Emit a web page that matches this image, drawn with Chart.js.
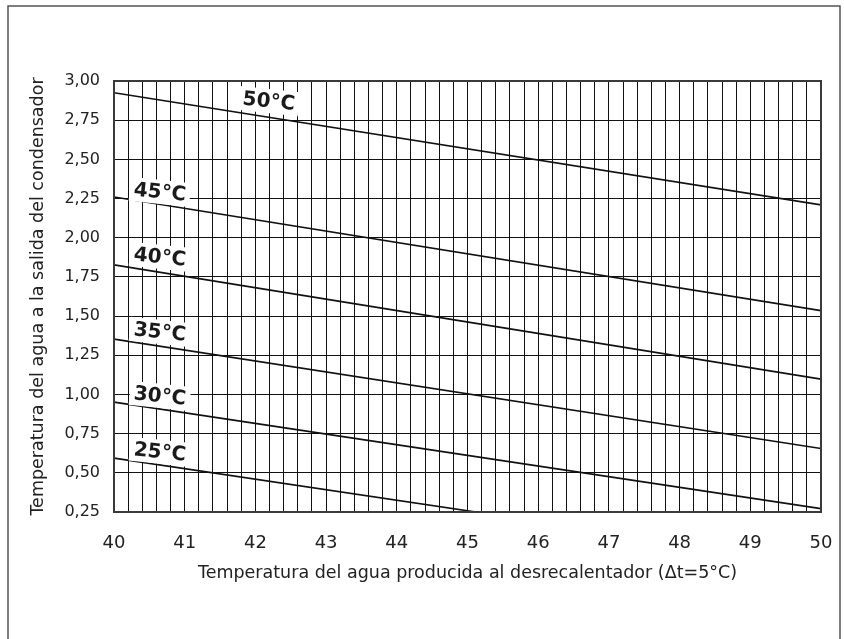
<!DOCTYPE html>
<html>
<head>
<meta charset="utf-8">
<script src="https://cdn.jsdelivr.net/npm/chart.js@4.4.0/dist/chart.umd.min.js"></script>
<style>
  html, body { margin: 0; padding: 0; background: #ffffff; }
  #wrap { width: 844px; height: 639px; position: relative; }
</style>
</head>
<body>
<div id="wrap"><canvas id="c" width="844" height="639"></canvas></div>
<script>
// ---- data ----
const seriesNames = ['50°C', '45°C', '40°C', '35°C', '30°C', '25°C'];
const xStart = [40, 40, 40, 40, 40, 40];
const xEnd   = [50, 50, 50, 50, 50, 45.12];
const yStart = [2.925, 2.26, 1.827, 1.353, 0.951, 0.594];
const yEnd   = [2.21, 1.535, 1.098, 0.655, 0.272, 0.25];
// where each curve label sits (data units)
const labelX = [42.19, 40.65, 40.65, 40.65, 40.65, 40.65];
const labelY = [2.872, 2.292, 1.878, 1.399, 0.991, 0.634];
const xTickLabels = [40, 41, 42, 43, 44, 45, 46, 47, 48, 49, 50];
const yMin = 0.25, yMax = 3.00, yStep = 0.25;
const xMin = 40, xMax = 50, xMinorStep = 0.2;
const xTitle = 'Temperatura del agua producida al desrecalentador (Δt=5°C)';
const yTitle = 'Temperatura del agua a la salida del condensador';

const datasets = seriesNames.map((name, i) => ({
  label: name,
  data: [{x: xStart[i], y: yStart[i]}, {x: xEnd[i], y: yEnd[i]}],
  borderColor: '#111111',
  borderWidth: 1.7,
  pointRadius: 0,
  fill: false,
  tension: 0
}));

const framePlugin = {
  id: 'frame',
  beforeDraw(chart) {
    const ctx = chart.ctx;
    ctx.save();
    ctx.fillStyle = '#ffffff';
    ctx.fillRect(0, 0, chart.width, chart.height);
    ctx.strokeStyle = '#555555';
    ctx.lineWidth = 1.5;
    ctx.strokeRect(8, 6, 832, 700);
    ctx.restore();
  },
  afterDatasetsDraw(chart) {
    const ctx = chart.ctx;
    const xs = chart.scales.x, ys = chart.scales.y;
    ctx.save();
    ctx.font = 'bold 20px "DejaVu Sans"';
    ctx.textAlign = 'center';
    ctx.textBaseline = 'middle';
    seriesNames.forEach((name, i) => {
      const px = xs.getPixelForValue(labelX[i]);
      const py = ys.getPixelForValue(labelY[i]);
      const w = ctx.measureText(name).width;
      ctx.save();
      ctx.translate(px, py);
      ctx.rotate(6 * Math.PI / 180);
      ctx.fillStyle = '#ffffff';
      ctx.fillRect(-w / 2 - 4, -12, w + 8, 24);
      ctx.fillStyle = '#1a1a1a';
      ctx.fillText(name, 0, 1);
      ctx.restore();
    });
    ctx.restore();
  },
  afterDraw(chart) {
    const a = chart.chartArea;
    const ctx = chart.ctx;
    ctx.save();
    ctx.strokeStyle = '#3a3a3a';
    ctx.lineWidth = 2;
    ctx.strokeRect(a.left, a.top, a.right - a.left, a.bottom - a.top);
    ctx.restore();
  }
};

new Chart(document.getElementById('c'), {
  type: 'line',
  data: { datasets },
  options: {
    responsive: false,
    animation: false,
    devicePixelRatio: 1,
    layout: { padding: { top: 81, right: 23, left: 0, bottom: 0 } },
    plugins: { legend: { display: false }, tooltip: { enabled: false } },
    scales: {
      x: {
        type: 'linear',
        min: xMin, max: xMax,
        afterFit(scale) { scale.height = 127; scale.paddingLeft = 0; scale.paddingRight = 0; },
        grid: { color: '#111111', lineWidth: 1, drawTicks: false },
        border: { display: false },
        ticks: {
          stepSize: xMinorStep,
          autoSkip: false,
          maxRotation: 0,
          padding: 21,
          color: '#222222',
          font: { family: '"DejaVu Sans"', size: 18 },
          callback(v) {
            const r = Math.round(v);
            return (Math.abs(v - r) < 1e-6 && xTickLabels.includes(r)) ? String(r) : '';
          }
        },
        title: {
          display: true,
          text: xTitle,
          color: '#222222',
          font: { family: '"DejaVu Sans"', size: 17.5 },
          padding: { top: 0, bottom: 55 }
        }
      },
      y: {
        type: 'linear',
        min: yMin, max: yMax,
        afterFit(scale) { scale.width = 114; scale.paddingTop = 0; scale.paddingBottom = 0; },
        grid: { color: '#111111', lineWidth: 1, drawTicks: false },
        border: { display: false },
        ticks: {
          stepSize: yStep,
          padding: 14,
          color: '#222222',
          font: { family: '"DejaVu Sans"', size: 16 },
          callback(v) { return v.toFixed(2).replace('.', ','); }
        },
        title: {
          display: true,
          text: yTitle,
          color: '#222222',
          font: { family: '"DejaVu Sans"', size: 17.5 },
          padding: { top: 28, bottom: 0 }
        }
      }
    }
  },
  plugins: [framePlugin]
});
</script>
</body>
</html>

....

AIM >> Everything from the first line to the line with "const yTitle = 'Temperatura" must be repeated exactly, and nothing else. Leave the pictures out.

ANSWER FOR THE TASK >>
Emit a web page that matches this image, drawn with Chart.js.
<!DOCTYPE html>
<html>
<head>
<meta charset="utf-8">
<script src="https://cdn.jsdelivr.net/npm/chart.js@4.4.0/dist/chart.umd.min.js"></script>
<style>
  html, body { margin: 0; padding: 0; background: #ffffff; }
  #wrap { width: 844px; height: 639px; position: relative; }
</style>
</head>
<body>
<div id="wrap"><canvas id="c" width="844" height="639"></canvas></div>
<script>
// ---- data ----
const seriesNames = ['50°C', '45°C', '40°C', '35°C', '30°C', '25°C'];
const xStart = [40, 40, 40, 40, 40, 40];
const xEnd   = [50, 50, 50, 50, 50, 45.12];
const yStart = [2.925, 2.26, 1.827, 1.353, 0.951, 0.594];
const yEnd   = [2.21, 1.535, 1.098, 0.655, 0.272, 0.25];
// where each curve label sits (data units)
const labelX = [42.19, 40.65, 40.65, 40.65, 40.65, 40.65];
const labelY = [2.872, 2.292, 1.878, 1.399, 0.991, 0.634];
const xTickLabels = [40, 41, 42, 43, 44, 45, 46, 47, 48, 49, 50];
const yMin = 0.25, yMax = 3.00, yStep = 0.25;
const xMin = 40, xMax = 50, xMinorStep = 0.2;
const xTitle = 'Temperatura del agua producida al desrecalentador (Δt=5°C)';
const yTitle = 'Temperatura del agua a la salida del condensador';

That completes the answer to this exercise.